• [Written task]: Leaving out the pictures, retype all the material exactly.

+++ Source material +++

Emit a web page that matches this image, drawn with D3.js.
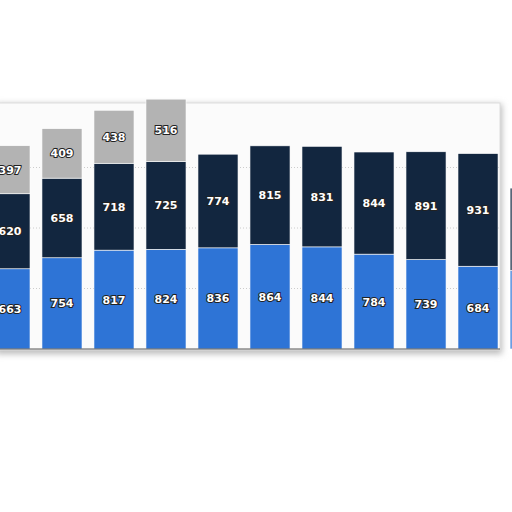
<!DOCTYPE html>
<html><head><meta charset="utf-8">
<script src="https://cdn.jsdelivr.net/npm/d3@7"></script>
<style>body{margin:0;background:#fff}svg{display:block}</style>
</head><body>
<script>
const categories = ["C1","C2","C3","C4","C5","C6","C7","C8","C9","C10","C11"];
const seriesA = [663,754,817,824,836,864,844,784,739,684,650];
const seriesB = [620,658,718,725,774,815,831,844,891,931,680];
const seriesC = [397,409,438,516,0,0,0,0,0,0,0];
const gridTicks = [500,1000,1500];
const colors = ["#2e74d6","#12263f","#b3b3b3"];

const W=512,H=512;
const svg=d3.select("body").append("svg").attr("width",W).attr("height",H);
const defs=svg.append("defs");
defs.append("filter").attr("id","blur").attr("x","-10%").attr("y","-10%").attr("width","120%").attr("height","130%")
  .append("feGaussianBlur").attr("stdDeviation",3);

const x=d3.scaleBand().domain(categories).range([-22,562]).paddingInner(0.23).paddingOuter(0.23);
const y=d3.scaleLinear().domain([0,2000]).range([349,107]);

svg.append("rect").attr("x",-4).attr("y",104).attr("width",506).attr("height",250).attr("fill","#bbb").attr("filter","url(#blur)");
svg.append("rect").attr("x",-4).attr("y",103).attr("width",504).attr("height",247).attr("fill","#fbfbfb").attr("stroke","#ddd");

svg.append("g").selectAll("line").data(gridTicks).join("line")
  .attr("x1",0).attr("x2",500).attr("y1",d=>y(d)).attr("y2",d=>y(d))
  .attr("stroke","#ccc").attr("stroke-dasharray","1,2");

const data=categories.map((c,i)=>({c,a:seriesA[i],b:seriesB[i],g:seriesC[i]}));
const stack=d3.stack().keys(["a","b","g"])(data);
const font="'DejaVu Sans', sans-serif";
const last=categories[categories.length-1];
stack.forEach((layer,li)=>{
  const g=svg.append("g");
  g.selectAll("rect").data(layer.filter(d=>d[1]>d[0])).join("rect")
    .attr("x",d=>x(d.data.c)).attr("width",x.bandwidth())
    .attr("y",d=>y(d[1])).attr("height",d=>y(d[0])-y(d[1]))
    .attr("fill",colors[li]).attr("stroke","#fff").attr("stroke-width",0.6)
    .attr("opacity",d=>d.data.c===last?0.7:1);
  g.selectAll("text").data(layer.filter(d=>d[1]>d[0]&&d.data.c!==last)).join("text")
    .attr("x",d=>x(d.data.c)+x.bandwidth()/2).attr("y",d=>(y(d[0])+y(d[1]))/2+4)
    .attr("text-anchor","middle").attr("font-family",font).attr("font-weight","bold").attr("font-size",11)
    .attr("fill","#fff").attr("stroke","#222").attr("stroke-width",2).attr("paint-order","stroke")
    .text(d=>d[1]-d[0]);
});
svg.append("line").attr("x1",0).attr("x2",500).attr("y1",y(0)).attr("y2",y(0)).attr("stroke","#555").attr("stroke-width",1);
</script>
</body></html>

+++

• [Task output]:
Emit a web page that matches this image, drawn with D3.js.
<!DOCTYPE html>
<html><head><meta charset="utf-8">
<script src="https://cdn.jsdelivr.net/npm/d3@7"></script>
<style>body{margin:0;background:#fff}svg{display:block}</style>
</head><body>
<script>
const categories = ["C1","C2","C3","C4","C5","C6","C7","C8","C9","C10","C11"];
const seriesA = [663,754,817,824,836,864,844,784,739,684,650];
const seriesB = [620,658,718,725,774,815,831,844,891,931,680];
const seriesC = [397,409,438,516,0,0,0,0,0,0,0];
const gridTicks = [500,1000,1500];
const colors = ["#2e74d6","#12263f","#b3b3b3"];

const W=512,H=512;
const svg=d3.select("body").append("svg").attr("width",W).attr("height",H);
const defs=svg.append("defs");
defs.append("filter").attr("id","blur").attr("x","-10%").attr("y","-10%").attr("width","120%").attr("height","130%")
  .append("feGaussianBlur").attr("stdDeviation",3);

const x=d3.scaleBand().domain(categories).range([-22,562]).paddingInner(0.23).paddingOuter(0.23);
const y=d3.scaleLinear().domain([0,2000]).range([349,107]);

svg.append("rect").attr("x",-4).attr("y",104).attr("width",506).attr("height",250).attr("fill","#bbb").attr("filter","url(#blur)");
svg.append("rect").attr("x",-4).attr("y",103).attr("width",504).attr("height",247).attr("fill","#fbfbfb").attr("stroke","#ddd");

svg.append("g").selectAll("line").data(gridTicks).join("line")
  .attr("x1",0).attr("x2",500).attr("y1",d=>y(d)).attr("y2",d=>y(d))
  .attr("stroke","#ccc").attr("stroke-dasharray","1,2");

const data=categories.map((c,i)=>({c,a:seriesA[i],b:seriesB[i],g:seriesC[i]}));
const stack=d3.stack().keys(["a","b","g"])(data);
const font="'DejaVu Sans', sans-serif";
const last=categories[categories.length-1];
stack.forEach((layer,li)=>{
  const g=svg.append("g");
  g.selectAll("rect").data(layer.filter(d=>d[1]>d[0])).join("rect")
    .attr("x",d=>x(d.data.c)).attr("width",x.bandwidth())
    .attr("y",d=>y(d[1])).attr("height",d=>y(d[0])-y(d[1]))
    .attr("fill",colors[li]).attr("stroke","#fff").attr("stroke-width",0.6)
    .attr("opacity",d=>d.data.c===last?0.7:1);
  g.selectAll("text").data(layer.filter(d=>d[1]>d[0]&&d.data.c!==last)).join("text")
    .attr("x",d=>x(d.data.c)+x.bandwidth()/2).attr("y",d=>(y(d[0])+y(d[1]))/2+4)
    .attr("text-anchor","middle").attr("font-family",font).attr("font-weight","bold").attr("font-size",11)
    .attr("fill","#fff").attr("stroke","#222").attr("stroke-width",2).attr("paint-order","stroke")
    .text(d=>d[1]-d[0]);
});
svg.append("line").attr("x1",0).attr("x2",500).attr("y1",y(0)).attr("y2",y(0)).attr("stroke","#555").attr("stroke-width",1);
</script>
</body></html>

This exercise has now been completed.